In terms of Apple, as a former board member I have a special place in my heart. We have some things coming up with them, but also compete.

Q: Do you need to diversify away from advertising revenues. Mobile strategy is perplexing, network partners and Nexus One.

Schmidt: We are not immune to global economic trends. I think we fared better than others. We are trying to use GPS data to target by location and have a lot of initiatives, but the biggest area will be in display. We have quiet a healthy enterprise business which will grow rapidly over the next few years. We will be one of the leaders there.

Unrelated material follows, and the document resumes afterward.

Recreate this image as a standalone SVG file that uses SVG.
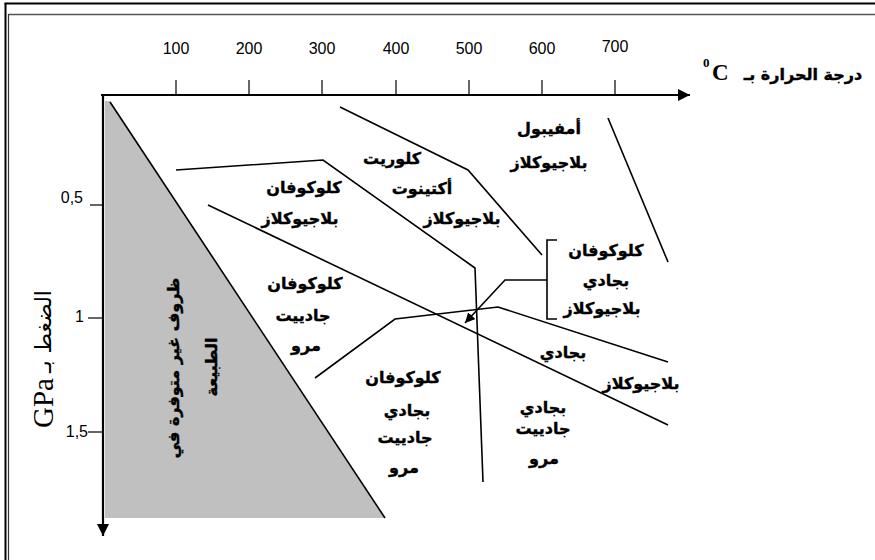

I think there has been a lot of confusion about that. What the Nexus One is rally about is a new way to purchase a phone. Nexus One is the first of a long line. You will see other manufacturers. you can buy and provision a phone.

Q: Is Bing having an effect on cost per click? Also taxes?

A: We think our CPCs generally are not impacted by what other competitors do. They are set by an auction model between customers.

Q: what will Nexus One Margin be?

A: we don’t track margins for businesses. [measure success in other ways, the margin will be what it will be]

Q: TAC issues, how big is display today?

A: TAC trending down due to mix issues. In the case of display, the few facts we shared already are worth mentioning. It is a $17B industry. TV industry is $117B industry, shifting to the Internet, So no doubt a huge pie to go after. We don’t comment on specifics of our market share, but a big focus for us with a lot of runway.

Q: We are seeing from third party data that iPhone is 50% of mobile traffic is that what you are seeing? Can you give us sense of percentage of advertisers

Schmidt: We are not going to speculate market share of Apple’s mobile products. As far as I can tell our relationship with Apple is very stable.

Q: Ad shifts between search and display?

Schmidt: My sense is they don’t shift, they add. We do it better than anyone else and continue to win all of those deals.